Anonymous wrote:Why must one make it a competition? Every child boy or girl comes with their own unique personality and traits. Any child can present challenges regardless of gender. I am appalled at some women claiming how girls are so complex and emotional and they really wanted boys. Why peg one entire gender against the other because of your own personal experience? It’s sickening and anyone who does that probably needs a good amount of therapy.
Anonymous wrote:Anonymous wrote:Anonymous wrote:Chinese and Middle Eastern people really want boys, even if they're feminists.
I have an Egyptian friend who did ivf with pgd for a boy
My American WASP husband also wished for a boy. I don't think it's rational. I absolutely wanted boys - I have 3 brothers and 8 male cousins and I'm the only girl in the family, so this is all I knew. Boys and men are very simple, very easy to live with; they have very simple needs. I love my nieces to death but I'm not equipped to deal with the richness of emotions, especially as teenagers. I also had a fraught relationship with my mom growing up, because she wanted to re-live her childhood through me and thought that having a daughter would be like a second chance to her life.
DP. I think this is a very damaging attitude. I have two sons and a daughter, and the boys are just as emotionally complex as my friends and I were at their ages (DD is a baby). The idea of boys as unemotional is outdated and inaccurate.

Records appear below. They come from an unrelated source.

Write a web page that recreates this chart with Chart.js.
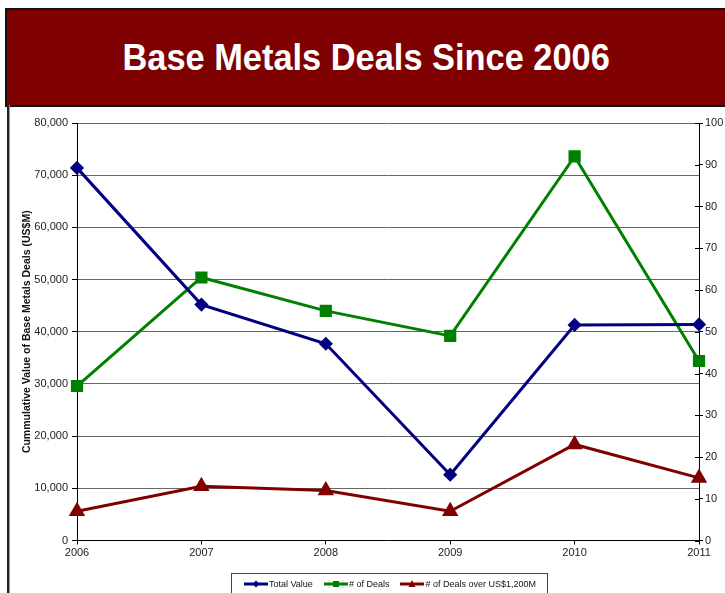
<!DOCTYPE html>
<html>
<head>
<meta charset="utf-8">
<script src="https://cdn.jsdelivr.net/npm/chart.js@4.4.1/dist/chart.umd.min.js"></script>
<style>
  html, body { margin: 0; padding: 0; background: #fff; }
  body { width: 725px; height: 593px; position: relative; overflow: hidden; font-family: "Liberation Sans", Arial, sans-serif; }
  #banner {
    position: absolute; left: 5px; top: 8px; width: 730px; height: 95px;
    background: #7f0000; border: 2px solid #111; box-sizing: content-box;
    color: #fff; font-weight: bold; font-size: 36px; text-align: center; line-height: 95px;
  }
  #banner span { display: inline-block; position: relative; left: -6px; transform: scaleX(0.955); }
  #panel {
    position: absolute; left: 7px; top: 105px; width: 740px; height: 500px;
    border-left: 2px solid #222; box-shadow: inset 1px 0 0 #999;
  }
  #wrap { position: absolute; left: 9px; top: 106px; width: 716px; height: 487px; }
  #legend {
    position: absolute; left: 231px; top: 573px; width: 317px; height: 26px;
    border: 1px solid #444; box-sizing: border-box; font-size: 9px; color: #111;
    display: flex; align-items: flex-start; padding: 5px 0 0 12px; white-space: nowrap;
  }
  #legend .item { display: flex; align-items: center; margin-right: 11px; }
  #legend svg { display: block; margin-right: 1px; }
</style>
</head>
<body>
<div id="banner"><span>Base Metals Deals Since 2006</span></div>
<div id="panel"></div>
<div id="wrap"><canvas id="c" width="716" height="487"></canvas></div>
<div id="legend"></div>
<script>
// Years on the horizontal axis
const years = ['2006', '2007', '2008', '2009', '2010', '2011'];
// Cumulative value of base metals deals, US$M (left axis)
const totalValue = [71400, 45200, 37700, 12600, 41300, 41400];
// Number of deals (right axis)
const dealCount = [37, 63, 55, 49, 92, 43];
// Number of deals over US$1,200M (right axis)
const largeDealCount = [7, 13, 12, 7, 23, 15];

const seriesNames = ['Total Value', '# of Deals', '# of Deals over US$1,200M'];
const seriesColors = ['#000080', '#008000', '#800000'];

const tickFont = { family: '"Liberation Sans", Arial, sans-serif', size: 11 };

// Right axis ticks cross the axis line; draw the inner halves
const innerTicks = {
  id: 'innerTicks',
  afterDraw(chart) {
    const ctx = chart.ctx;
    const r = chart.scales.y2;
    ctx.save();
    ctx.strokeStyle = '#000';
    ctx.lineWidth = 1;
    r.ticks.forEach((t, i) => {
      const y = Math.round(r.getPixelForTick(i)) + 0.5;
      ctx.beginPath();
      ctx.moveTo(r.left - 4, y);
      ctx.lineTo(r.left, y);
      ctx.stroke();
    });
    ctx.restore();
  }
};

new Chart(document.getElementById('c'), {
  type: 'line',
  data: {
    labels: years,
    datasets: [
      {
        label: seriesNames[0], data: totalValue, yAxisID: 'y',
        borderColor: seriesColors[0], backgroundColor: seriesColors[0],
        borderWidth: 3, pointStyle: 'rectRot', pointRadius: 5, pointHoverRadius: 5,
        tension: 0, clip: false
      },
      {
        label: seriesNames[1], data: dealCount, yAxisID: 'y2',
        borderColor: seriesColors[1], backgroundColor: seriesColors[1],
        borderWidth: 3, pointStyle: 'rect', pointRadius: 6.5, pointHoverRadius: 6.5,
        tension: 0, clip: false
      },
      {
        label: seriesNames[2], data: largeDealCount, yAxisID: 'y2',
        borderColor: seriesColors[2], backgroundColor: seriesColors[2],
        borderWidth: 3, pointStyle: 'triangle', pointRadius: 6.5, pointHoverRadius: 6.5,
        tension: 0, clip: false
      }
    ]
  },
  options: {
    responsive: false,
    animation: false,
    events: [],
    layout: { padding: { top: 17, left: 0, right: 0, bottom: 0 } },
    plugins: { legend: { display: false }, tooltip: { enabled: false } },
    scales: {
      x: {
        offset: false,
        border: { color: '#000', width: 1 },
        grid: { drawOnChartArea: false, drawTicks: true, tickLength: 4, tickColor: '#000' },
        ticks: { font: tickFont, color: '#222', padding: 2, maxRotation: 0 },
        afterFit(s) { s.height = 52.5; }
      },
      y: {
        position: 'left', min: 0, max: 80000,
        border: { color: '#000', width: 1 },
        grid: { color: '#666', lineWidth: 1, tickColor: '#000', tickLength: 5 },
        ticks: {
          stepSize: 10000, font: tickFont, color: '#222', padding: 4,
          callback: v => v.toLocaleString('en-US')
        },
        title: {
          display: true, text: 'Cummulative Value of Base Metals Deals (US$M)',
          font: { family: '"Liberation Sans", Arial, sans-serif', size: 10.5, weight: 'bold' },
          color: '#111', padding: { top: 12, bottom: 0 }
        },
        afterFit(s) { s.width = 68; }
      },
      y2: {
        position: 'right', min: 0, max: 100,
        border: { color: '#000', width: 1 },
        grid: { drawOnChartArea: false, tickColor: '#000', tickLength: 4 },
        ticks: { stepSize: 10, font: tickFont, color: '#222', padding: 2 },
        afterFit(s) { s.width = 26; }
      }
    }
  },
  plugins: [innerTicks]
});

// Legend: line with marker, then series name
const markerSvg = (i, color) => {
  let m;
  if (i === 0) m = `<polygon points="12,1.5 15.5,5 12,8.5 8.5,5" fill="${color}"/>`;
  else if (i === 1) m = `<rect x="9" y="2" width="6" height="6" fill="${color}"/>`;
  else m = `<polygon points="12,1 15.5,8 8.5,8" fill="${color}"/>`;
  return `<svg width="24" height="10"><line x1="0" y1="5" x2="24" y2="5" stroke="${color}" stroke-width="3"/>${m}</svg>`;
};
const legend = document.getElementById('legend');
seriesNames.forEach((name, i) => {
  const item = document.createElement('div');
  item.className = 'item';
  item.innerHTML = markerSvg(i, seriesColors[i]) + '<span>' + name + '</span>';
  legend.appendChild(item);
});
</script>
</body>
</html>
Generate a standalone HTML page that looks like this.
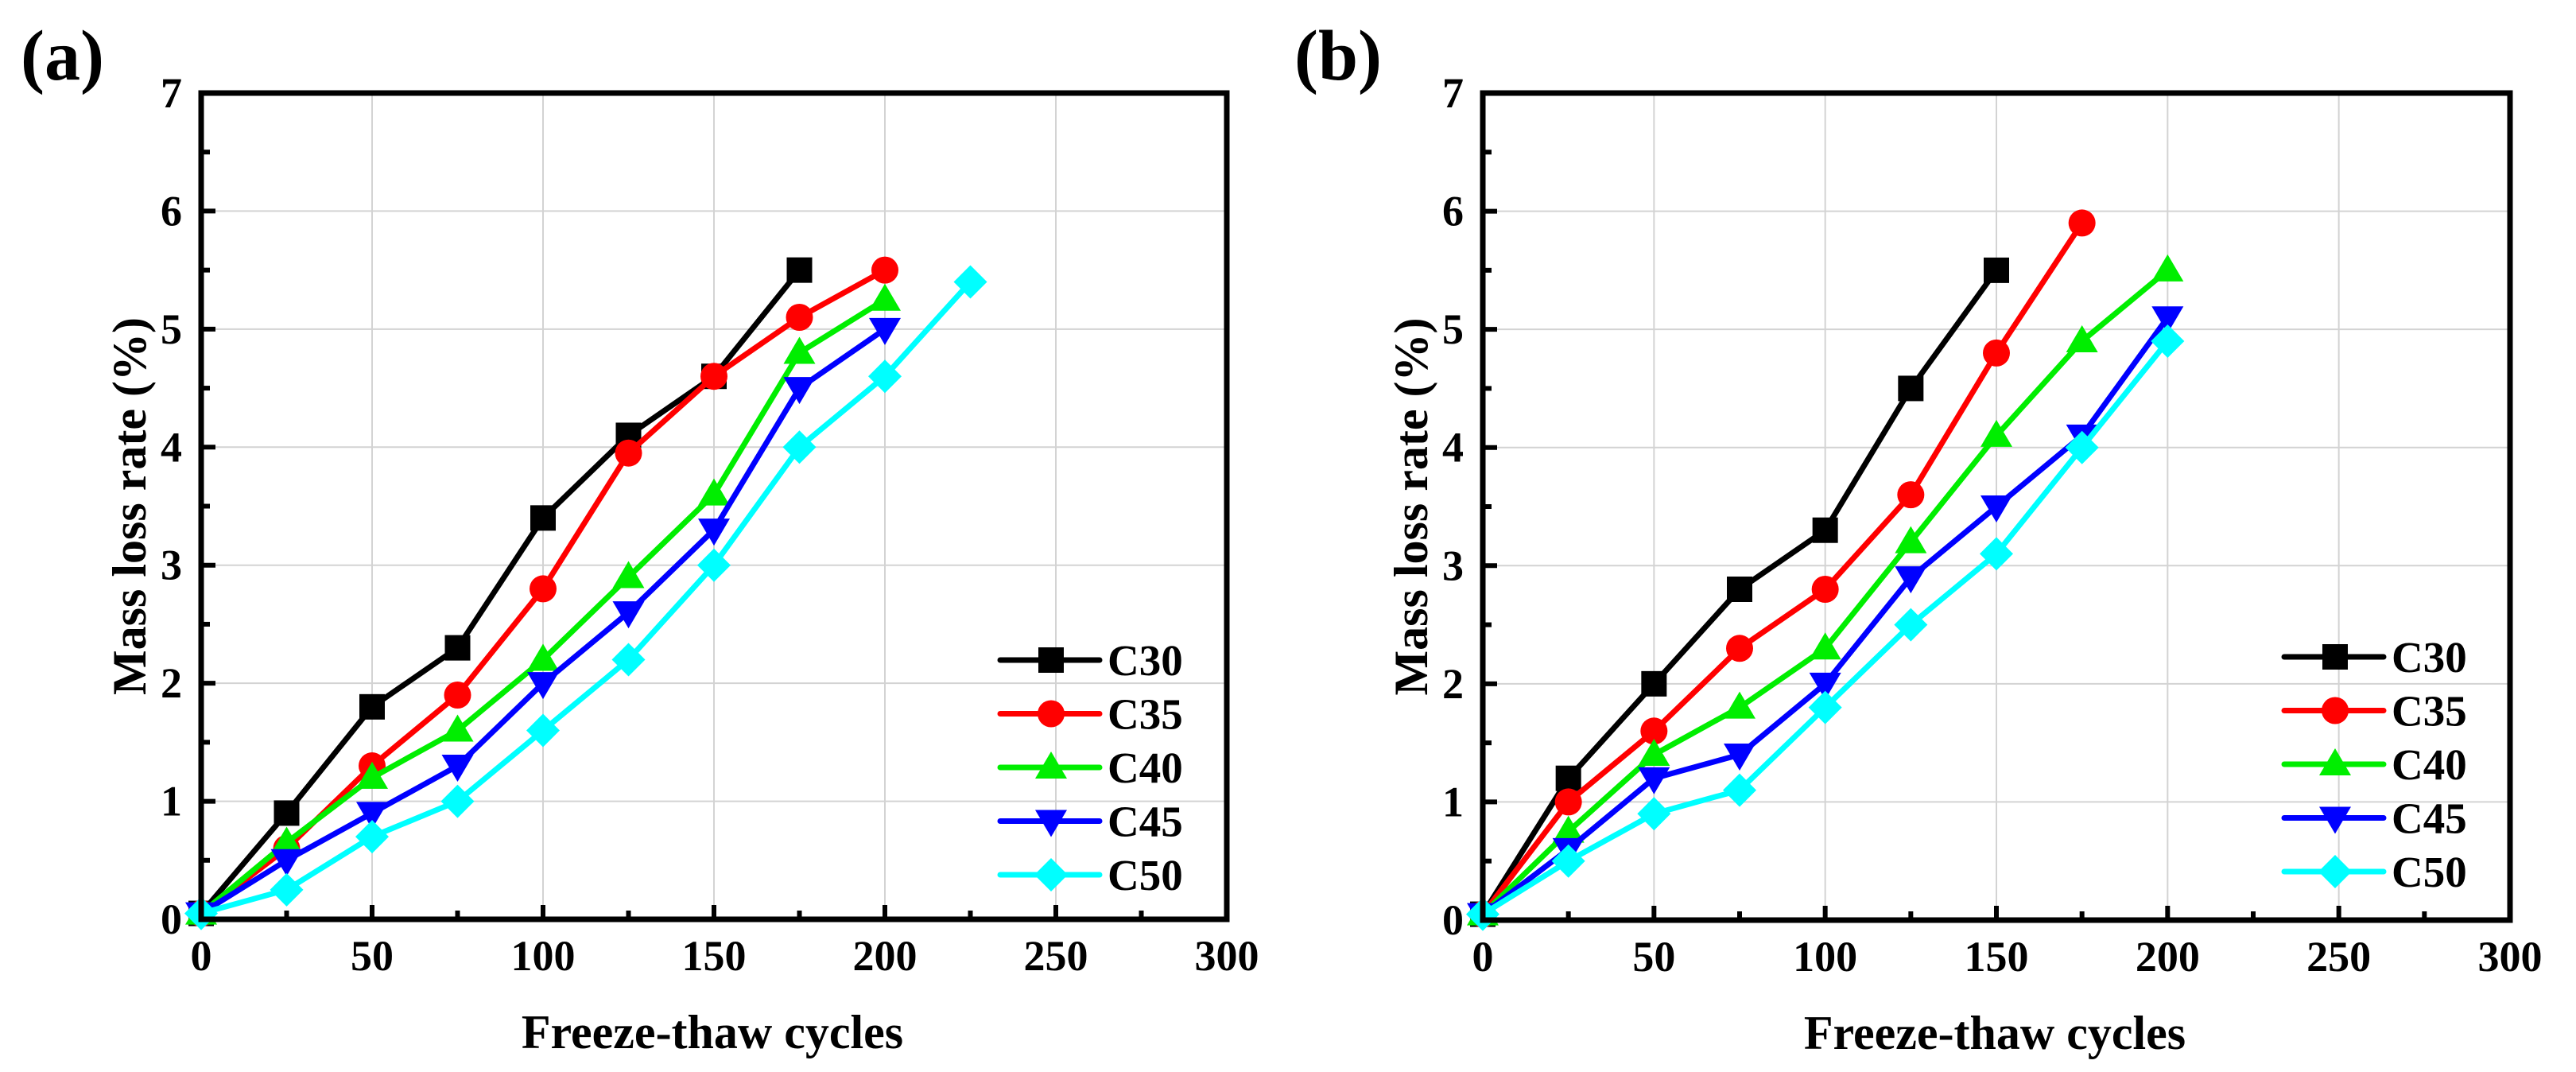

Anonymous wrote:Anonymous wrote:I wouldn’t marry someone so misogynistic/macho that they’d have such a pronounced desire for a male child. What is this, the 1300s? Grow up.
Oh please. Almost every white American woman I know wants to have a daughter and somehow it is OK and not considered misogynistic
Anonymous wrote:Well. I have a boy and a girl. But I know some friends of mine keep trying for a specific gender till they get their wishes or giving up after the 3rd/4th ones. They are still happy family, but I think maybe with a bit of regret. They are overjoyed when they get grandkid of the gender they want.
I think cheating or having another marriage is a bit overboard. If the family is still young & have $, they can pay money to pick specific gender.